Required work →
Leave out the pictures and transcribe everything else exactly.

Material →

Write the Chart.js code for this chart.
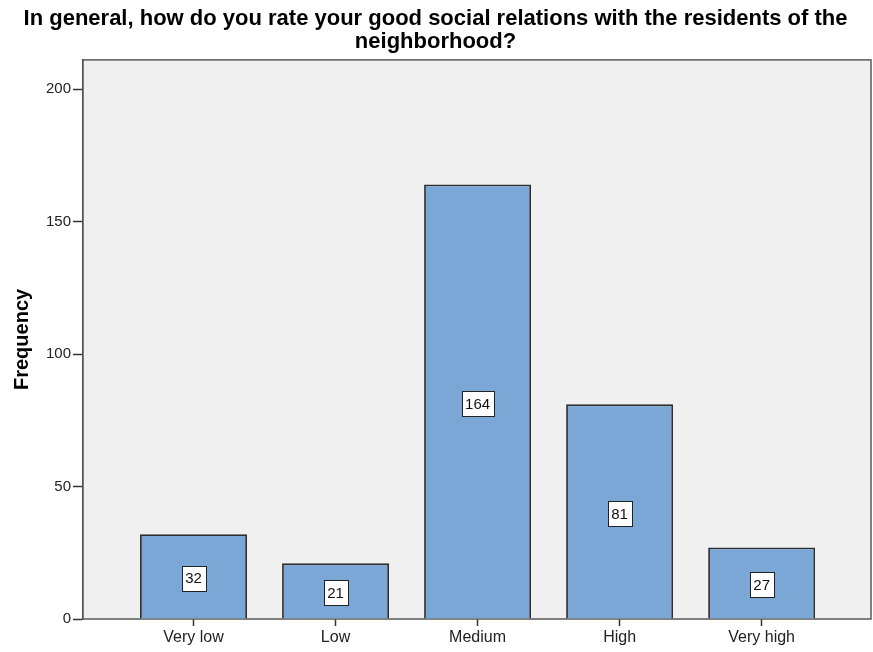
<!DOCTYPE html>
<html>
<head>
<meta charset="utf-8">
<script src="https://cdn.jsdelivr.net/npm/chart.js@4/dist/chart.umd.min.js"></script>
<style>
  html, body { margin: 0; padding: 0; background: #fff; }
  #wrap { width: 873px; height: 652px; }
</style>
</head>
<body>
<div id="wrap"><canvas id="freqChart"></canvas></div>
<script>
// dados
const categories = ['Very low', 'Low', 'Medium', 'High', 'Very high'];
const frequencies = [32, 21, 164, 81, 27];
const yTicks = [0, 50, 100, 150, 200];

const FONT = "Arial, 'Liberation Sans', sans-serif";

// fundo cinza e moldura da área do gráfico
const plotFrame = {
    id: 'plotFrame',
    beforeDatasetsDraw(chart) {
        const { ctx, chartArea: a } = chart;
        ctx.save();
        ctx.fillStyle = '#f0f0f0';
        ctx.fillRect(a.left, a.top, a.right - a.left, a.bottom - a.top);
        ctx.strokeStyle = '#5a5a5a';
        ctx.lineWidth = 1.5;
        ctx.strokeRect(a.left, a.top, a.right - a.left, a.bottom - a.top);
        ctx.restore();
    }
};

// caixinhas brancas com o valor no meio de cada barra
const valueBoxes = {
    id: 'valueBoxes',
    afterDatasetsDraw(chart) {
        const { ctx } = chart;
        const meta = chart.getDatasetMeta(0);
        ctx.save();
        ctx.font = '15px ' + FONT;
        ctx.textAlign = 'center';
        ctx.textBaseline = 'middle';
        meta.data.forEach((bar, i) => {
            const txt = String(frequencies[i]);
            const w = Math.round(ctx.measureText(txt).width + 7);
            const h = 25;
            const cx = bar.x;
            const cy = (bar.y + bar.base) / 2 + 2;
            const x0 = Math.round(cx - w / 2) + 0.5;
            const y0 = Math.round(cy - h / 2) + 0.5;
            ctx.fillStyle = '#ffffff';
            ctx.fillRect(x0, y0, w, h);
            ctx.strokeStyle = '#222';
            ctx.lineWidth = 1;
            ctx.strokeRect(x0, y0, w, h);
            ctx.fillStyle = '#111';
            ctx.fillText(txt, cx, cy + 1);
        });
        ctx.restore();
    }
};

const ctx = document.getElementById('freqChart').getContext('2d');
new Chart(ctx, {
    type: 'bar',
    data: {
        datasets: [{
            label: 'Frequency',
            data: frequencies.map((v, i) => ({ x: i, y: v })),
            backgroundColor: '#7aa7d6',
            borderColor: '#2e2e2e',
            borderWidth: 1.8,
            categoryPercentage: 1,
            barPercentage: 0.753
        }]
    },
    options: {
        responsive: true,
        maintainAspectRatio: false,
        animation: false,
        layout: { padding: { left: 0, right: 2, top: 0, bottom: 0 } },
        plugins: {
            legend: { display: false },
            tooltip: { enabled: false },
            title: {
                display: true,
                text: ['In general, how do you rate your good social relations with the residents of the', 'neighborhood?'],
                color: '#000',
                font: { family: FONT, size: 22, weight: 'bold', lineHeight: 1.02 },
                padding: { top: 8, bottom: 7 }
            }
        },
        scales: {
            x: {
                type: 'linear',
                offset: false,
                min: -0.778,
                max: 4.77,
                afterBuildTicks: axis => { axis.ticks = categories.map((c, i) => ({ value: i })); },
                afterFit: axis => { axis.height = 33; },
                grid: { display: true, offset: false, drawOnChartArea: false, tickLength: 7, color: '#333', tickWidth: 1.5 },
                border: { display: false },
                ticks: {
                    autoSkip: false,
                    maxRotation: 0,
                    padding: 2,
                    color: '#222',
                    font: { family: FONT, size: 16 },
                    callback: v => categories[v]
                }
            },
            y: {
                min: 0,
                max: 211,
                afterBuildTicks: axis => { axis.ticks = yTicks.map(v => ({ value: v })); },
                afterFit: axis => { axis.width = 83; },
                grid: { display: true, drawOnChartArea: false, tickLength: 10, color: '#333', tickWidth: 1.5 },
                border: { display: true, color: '#333', width: 1.5 },
                title: {
                    display: true,
                    text: 'Frequency',
                    color: '#000',
                    font: { family: FONT, size: 20, weight: 'bold' },
                    padding: { top: 10, bottom: 0 }
                },
                ticks: {
                    padding: 2,
                    color: '#222',
                    font: { family: FONT, size: 15 }
                }
            }
        }
    },
    plugins: [plotFrame, valueBoxes]
});
</script>
</body>
</html>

Right answer →
Write the Chart.js code for this chart.
<!DOCTYPE html>
<html>
<head>
<meta charset="utf-8">
<script src="https://cdn.jsdelivr.net/npm/chart.js@4/dist/chart.umd.min.js"></script>
<style>
  html, body { margin: 0; padding: 0; background: #fff; }
  #wrap { width: 873px; height: 652px; }
</style>
</head>
<body>
<div id="wrap"><canvas id="freqChart"></canvas></div>
<script>
// dados
const categories = ['Very low', 'Low', 'Medium', 'High', 'Very high'];
const frequencies = [32, 21, 164, 81, 27];
const yTicks = [0, 50, 100, 150, 200];

const FONT = "Arial, 'Liberation Sans', sans-serif";

// fundo cinza e moldura da área do gráfico
const plotFrame = {
    id: 'plotFrame',
    beforeDatasetsDraw(chart) {
        const { ctx, chartArea: a } = chart;
        ctx.save();
        ctx.fillStyle = '#f0f0f0';
        ctx.fillRect(a.left, a.top, a.right - a.left, a.bottom - a.top);
        ctx.strokeStyle = '#5a5a5a';
        ctx.lineWidth = 1.5;
        ctx.strokeRect(a.left, a.top, a.right - a.left, a.bottom - a.top);
        ctx.restore();
    }
};

// caixinhas brancas com o valor no meio de cada barra
const valueBoxes = {
    id: 'valueBoxes',
    afterDatasetsDraw(chart) {
        const { ctx } = chart;
        const meta = chart.getDatasetMeta(0);
        ctx.save();
        ctx.font = '15px ' + FONT;
        ctx.textAlign = 'center';
        ctx.textBaseline = 'middle';
        meta.data.forEach((bar, i) => {
            const txt = String(frequencies[i]);
            const w = Math.round(ctx.measureText(txt).width + 7);
            const h = 25;
            const cx = bar.x;
            const cy = (bar.y + bar.base) / 2 + 2;
            const x0 = Math.round(cx - w / 2) + 0.5;
            const y0 = Math.round(cy - h / 2) + 0.5;
            ctx.fillStyle = '#ffffff';
            ctx.fillRect(x0, y0, w, h);
            ctx.strokeStyle = '#222';
            ctx.lineWidth = 1;
            ctx.strokeRect(x0, y0, w, h);
            ctx.fillStyle = '#111';
            ctx.fillText(txt, cx, cy + 1);
        });
        ctx.restore();
    }
};

const ctx = document.getElementById('freqChart').getContext('2d');
new Chart(ctx, {
    type: 'bar',
    data: {
        datasets: [{
            label: 'Frequency',
            data: frequencies.map((v, i) => ({ x: i, y: v })),
            backgroundColor: '#7aa7d6',
            borderColor: '#2e2e2e',
            borderWidth: 1.8,
            categoryPercentage: 1,
            barPercentage: 0.753
        }]
    },
    options: {
        responsive: true,
        maintainAspectRatio: false,
        animation: false,
        layout: { padding: { left: 0, right: 2, top: 0, bottom: 0 } },
        plugins: {
            legend: { display: false },
            tooltip: { enabled: false },
            title: {
                display: true,
                text: ['In general, how do you rate your good social relations with the residents of the', 'neighborhood?'],
                color: '#000',
                font: { family: FONT, size: 22, weight: 'bold', lineHeight: 1.02 },
                padding: { top: 8, bottom: 7 }
            }
        },
        scales: {
            x: {
                type: 'linear',
                offset: false,
                min: -0.778,
                max: 4.77,
                afterBuildTicks: axis => { axis.ticks = categories.map((c, i) => ({ value: i })); },
                afterFit: axis => { axis.height = 33; },
                grid: { display: true, offset: false, drawOnChartArea: false, tickLength: 7, color: '#333', tickWidth: 1.5 },
                border: { display: false },
                ticks: {
                    autoSkip: false,
                    maxRotation: 0,
                    padding: 2,
                    color: '#222',
                    font: { family: FONT, size: 16 },
                    callback: v => categories[v]
                }
            },
            y: {
                min: 0,
                max: 211,
                afterBuildTicks: axis => { axis.ticks = yTicks.map(v => ({ value: v })); },
                afterFit: axis => { axis.width = 83; },
                grid: { display: true, drawOnChartArea: false, tickLength: 10, color: '#333', tickWidth: 1.5 },
                border: { display: true, color: '#333', width: 1.5 },
                title: {
                    display: true,
                    text: 'Frequency',
                    color: '#000',
                    font: { family: FONT, size: 20, weight: 'bold' },
                    padding: { top: 10, bottom: 0 }
                },
                ticks: {
                    padding: 2,
                    color: '#222',
                    font: { family: FONT, size: 15 }
                }
            }
        }
    },
    plugins: [plotFrame, valueBoxes]
});
</script>
</body>
</html>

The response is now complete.